Case ID: f-appx_76/html/0557-01.html
Source: Caselaw Access Project
Author: {"author": "PER CURIAM.\n    ", "license": "Public Domain", "url": "https://static.case.law/"}
Date Created: 2024-08-24T03:29:51.129683

Keenan TEMPLE, Plaintiff-Appellant, v. Ed C. DAY, Jr.; Richard Stalder; Ronald Bonvillian, Defendants-Appellees.
    No. 03-30135.
    Summary Calendar.
    United States Court of Appeals, Fifth Circuit.
    Sept. 25, 2003.
    Jane L. Johnson, New Orleans, LA, for Plaintiff-Appellant.
    Lance Sterling Guest, Miranda, Warwick, Milazzo, Giordano & Hebbler, Metairie, LA, for Defendants-Appellees.
    Before JOLLY, JONES, and WIENER, Circuit Judges.
   PER CURIAM.

Plaintiff-Appellant Keenan Temple, Louisiana prisoner no. 103483, appeals the district court’s summary-judgment dismissal of his 42 U.S.C. § 1983 action on grounds of qualified immunity.

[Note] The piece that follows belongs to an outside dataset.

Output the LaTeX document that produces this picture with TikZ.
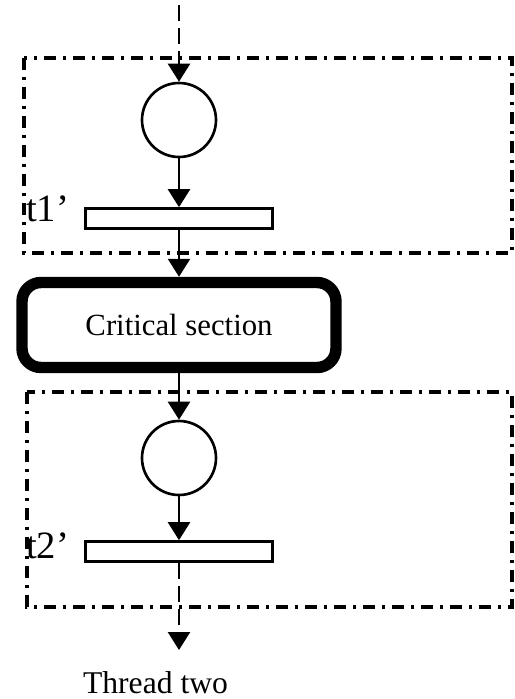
\documentclass[tikz,border=0pt]{standalone}
\usepackage{fontspec}
\setmainfont{Liberation Serif}
\usetikzlibrary{arrows.meta}

\tikzset{
	place/.style={draw,circle,line width=1.5pt,minimum size=1.48cm,inner sep=0pt},
	trans/.style={draw,rectangle,line width=1.5pt,minimum width=3.74cm,minimum height=0.4cm,inner sep=0pt},
	region/.style={line width=1.8pt,dash pattern=on 0.24cm off 0.14cm on 0.06cm off 0.14cm},
	flow/.style={line width=1.4pt,-{Triangle[width=0.44cm,length=0.36cm]}},
	tlabel/.style={anchor=base,inner sep=0pt,font=\fontsize{22}{24}\selectfont},
}

\begin{document}
\begin{tikzpicture}
	\useasboundingbox (0,0) rectangle (10.28,-13.98);
	
	%THREAD REGIONS
	\draw[region] (0.48,-1.16) rectangle (10.24,-5.06);
	\draw[region] (0.54,-7.84) rectangle (10.24,-12.14);
	
	%NET
	\coordinate (in) at (3.58,-0.1);
	\node[place] (p1) at (3.58,-2.40) {};
	\node[trans] (t1) at (3.58,-4.37) {};
	\node[draw,line width=6.5pt,rounded corners=0.38cm,minimum width=6.28cm,minimum height=1.7cm,font=\fontsize{17.5}{20}\selectfont] (cs) at (3.58,-6.5) {Critical section};
	\node[place] (p2) at (3.58,-9.16) {};
	\node[trans] (t2) at (3.58,-11.03) {};
	\coordinate (out) at (3.58,-13.0);
	
	%ARCS
	\draw[flow,dash pattern=on 0.32cm off 0.14cm] (in)--(p1);
	\draw[flow] (p1)--(t1);
	\draw[flow] (t1)--(cs);
	\draw[flow] (cs)--(p2);
	\draw[flow] (p2)--(t2);
	\draw[flow,dash pattern=on 0.32cm off 0.14cm] (t2)--(out);
	
	%LABELS
	\node[tlabel] (l1) at (0.95,-4.44) {t1’};
	\node[tlabel] (l2) at (0.95,-11.16) {t2’};
	\node[anchor=base,inner sep=0pt,font=\fontsize{18}{20}\selectfont] (thr) at (3.11,-13.86) {Thread two};
\end{tikzpicture}
\end{document}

Temple contends that the defendants conspired to violate his rights by not timely revoking his parole and by not recalculating his sentence during the Administrative Remedy Procedure (ARP) that Temple initiated at the prison prior to seeking judicial relief.

Temple concedes that defendant Bonvillian is absolutely immune from suit. The district court correctly determined that defendants Day and Stalder enjoy qualified immunity because Temple failed to show that their actions were not objectively reasonable “in light of clearly established law” in existence at the time of his parole revocation and ARP. Anderson v. Creighton, 488 U.S. 685, 689, 641, 107 S.Ct. 3034, 97 L.Ed.2d 523 (1987). The judgment of the district court is AFFIRMED. 
      
       Pursuant to 5th Cir. R. 47.5, the court has determined that this opinion should not be published and is not precedent except under the limited circumstances set forth in 5th Cir. R. 47.5.4.